All in all it’s looking to me like the Maya have a better clue about what to expect (at least in South America) than the present computerized gameboy “Climate Scientists”. It is also looking like we’re likely facing some significant bad times ahead. Right now we’re supposed to be near the hot part of this particular 11 year sunspot cycle. To the extent that’s true, the next decade is likely to be very cold. There is a lag time in all this, though. It can take many hears for the warmth or cold in the equatorial Pacific Ocean to propagate all the way up to Alaska. So what’s hitting the Equator now may still have some time to reach the more poleward areas. All in all, I would not hurt to dig up a 1950 almanac somewhere and see if “everything old is new again”.
As I remember it, there were some mighty cold winters in North Korea about then… I’m also remembering a significant tendency to Central Valley California flooding about 1955-59, trailing off into colder and drier in the early ’60s-70s.
lists California Drought in 1943-51 (just about the time the warming of the ’30s to early ’40s ended) then floods in 1950 (Kern and American River basins only) and 1955. So several of the last years were sparse on rain, then last year was lots, now we’re back into a drought. I guess the question becomes: Is this 1943, or 1951? I suspect it will take a pattern match on PDO and solar cycles to sort that one out…
Drought 1943- 51 Statewide 20 to 80 Simultaneously in effect for entire State, 1947- 49. Most extreme in south.
Flood Dec. 1955 Northern two-thirds of State. 10 to 100 Deaths, 76; widespread damage of $166 million.
Those numbers, 20 to 80 and 10 to 100, are deaths…
At any rate, if anything similar happens this cycle, it looks like there is a drought / flood ‘whipsaw’ that happens just a little ways into the cooling phase. Not looking forward to that…
Welcome to the 1950s. Break out the history books and the umbrellas, and make sure the water storage is working.
I’ll just leave with this one Australian note. Not from a news crawler tickle, nor from the precipitation maps above. Just a general “Is Australia getting the same pattern?” websearch:
Australia flood crisis deepens
04 February 2012 | 06:35 | FOCUS News Agency
Sydney. Australia’s flood crisis deepened Saturday as authorities braced for waters to peak in Queensland where one woman is missing after being swept away while elsewhere thousands remain stranded by the surge, AFP informs.
Prime Minister Julia Gillard said eight military helicopters would help in search, evacuation and resupply missions in the eastern state, where days of heavy rainfall have prompted hundreds of evacuations and dozens of rescues.
“The helicopters will be available to assist in rescue operations as required until the immediate crisis has passed,” Gillard said in a statement.

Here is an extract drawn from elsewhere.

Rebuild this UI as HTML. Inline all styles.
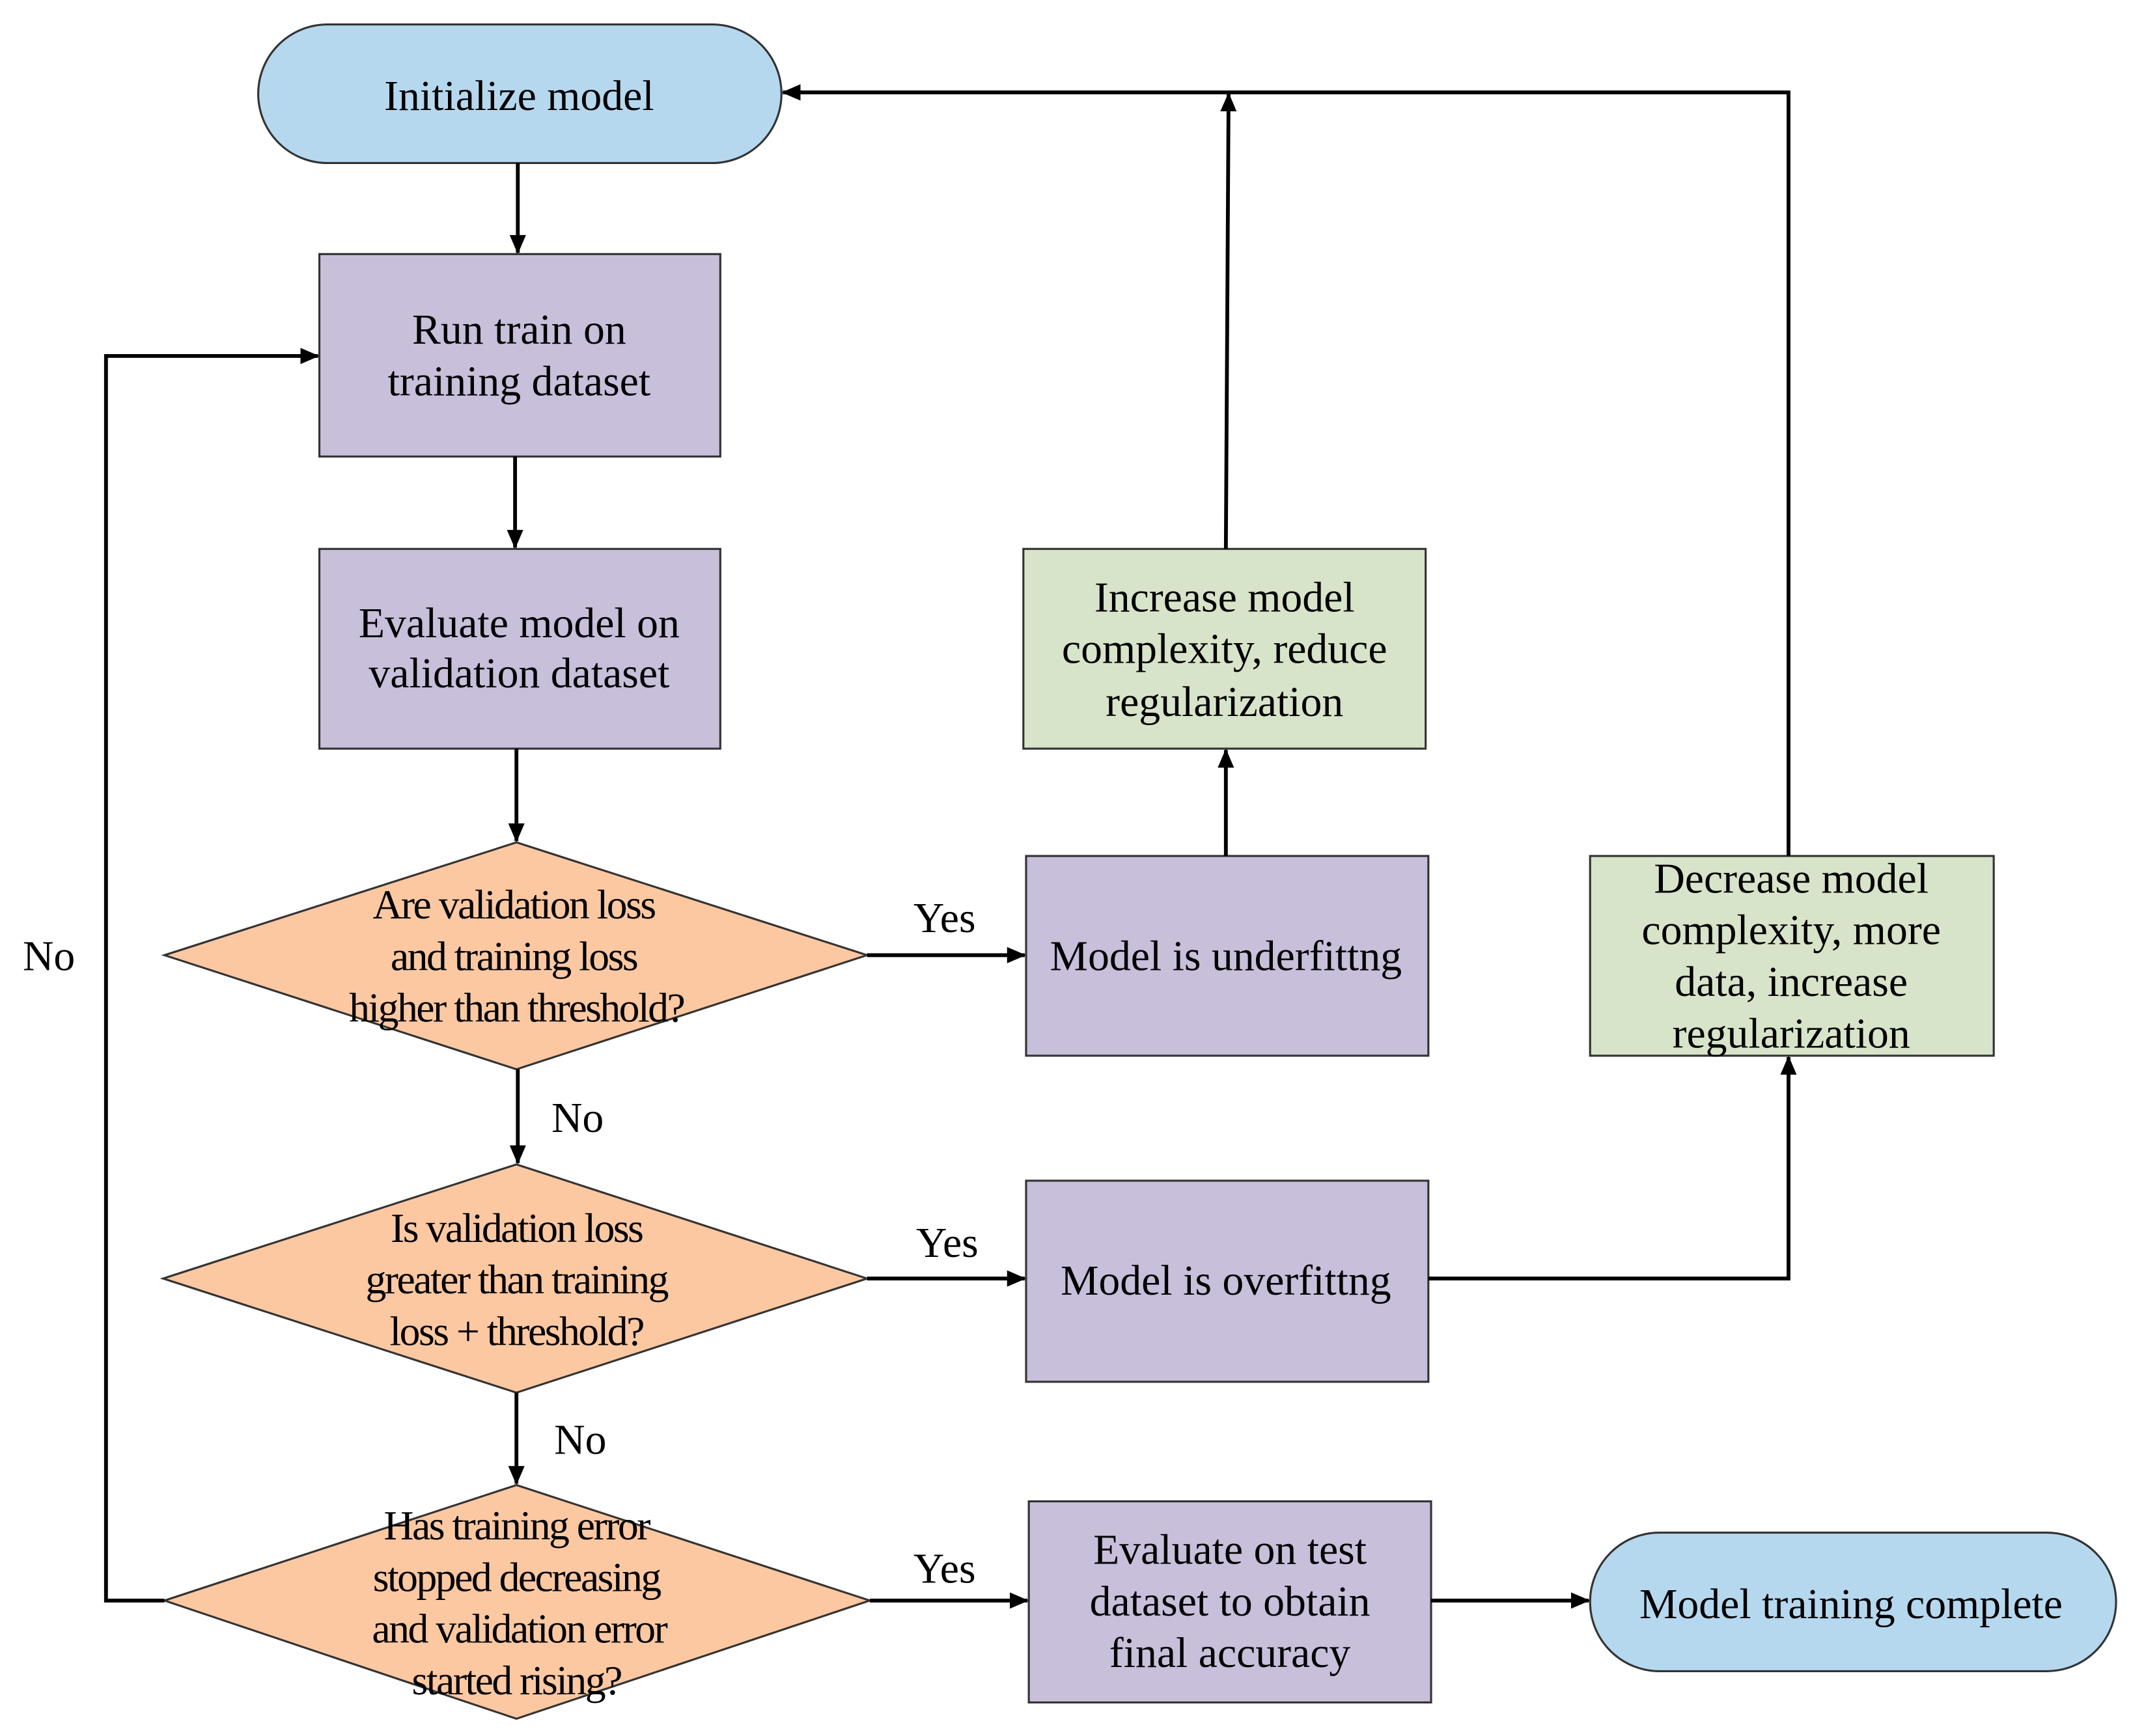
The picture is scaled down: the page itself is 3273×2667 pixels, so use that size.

In the inland Queensland town of Charleville authorities are on alert amid fears a temporary levee will collapse as the Warrego River continues to rise, flooding the whole town.
The weather bureau’s Paul Birch told the ABC the situation was “touch and go” as the water will be “rushing in quick over the levee”.
“If it does that you find it tends to erode out part of the levee fairly quickly. So then it will just open up the river into town — it’s quite catastrophic,” Birch said.
So looks like Australis isn’t in the news so much, not for lack of flooding, but due to the even larger floods elsewhere.